Two years (2020-2021) of continuous vertical-component data from 12 INGV stations were analysed. Their spatial configuration minimizes volcanic tremor while maximizing interstation paths beneath Mt. Etna. The selected period is seasonally balanced and free of major eruptive activity. The frequency range (0.10-0.40Hz) for the Rayleigh-wave velocity models was chosen to isolate ambient noise generated by ocean-lithosphere interactions. For each frequency at which a Rayleigh-wave velocity model is retrieved, local seismicity within the corresponding depth range, identified through associated sensitivity kernels, are superposed.
Across the investigated depth range (2–24km), results reveal a low-velocity anomaly beneath Mt. Etna western flank, whose significance varies with depth. At shallow levels (<5km) it is in good agreement with the low-cohesion sediments of the Caltanissetta Basin. At 8–10km depth, the increasing temperature gradient suggests a possible ductile or partially molten volume trending northeastward. This volume remains largely aseismic down to ~18km, below which clustered seismicity is likely related to magma migration at ~23km.
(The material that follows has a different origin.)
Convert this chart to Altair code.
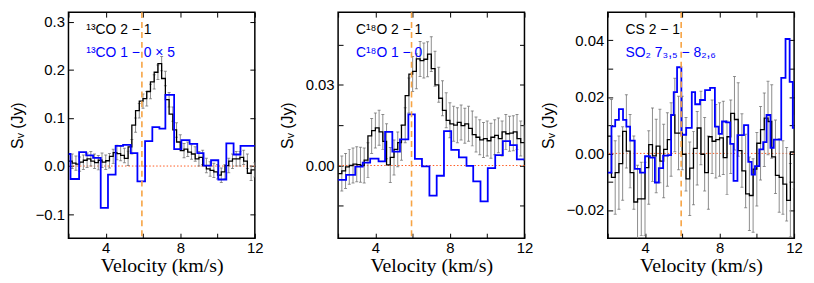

Shallow low-velocity anomalies (~2–3km) beneath the Catania Plain are in good agreement with the hypothesized presence of hydrothermal fluids, supported by the Salinelle di Paternò mud volcanoes, while a moderately high-velocity anomaly beneath Mt. Etna is consistent with a mechanically stiff body, most likely an intrusively cooled magmatic intrusion. At intermediate depths (~5–10km), a low-velocity anomaly beneath the Nebrodi Chain, overlapping with seismicity, might reveal a fractured domain consistent with ongoing deformation processes. The southeastern sector is characterized by high seismic velocities, consistent to a mechanically rigid and thermally cold crust associated with extinct Hyblean volcanism.
Future developments will incorporate Love-wave dispersion to enable a joint Rayleigh–Love inversion, yielding a high-resolution Vs model with enhanced depth and lateral coverage. Coupling these results with constitutive-relation frameworks and computational thermodynamics will enable the development of a petrophysical inversion scheme, providing new constraints on the inner structure of Mt. Etna Volcano.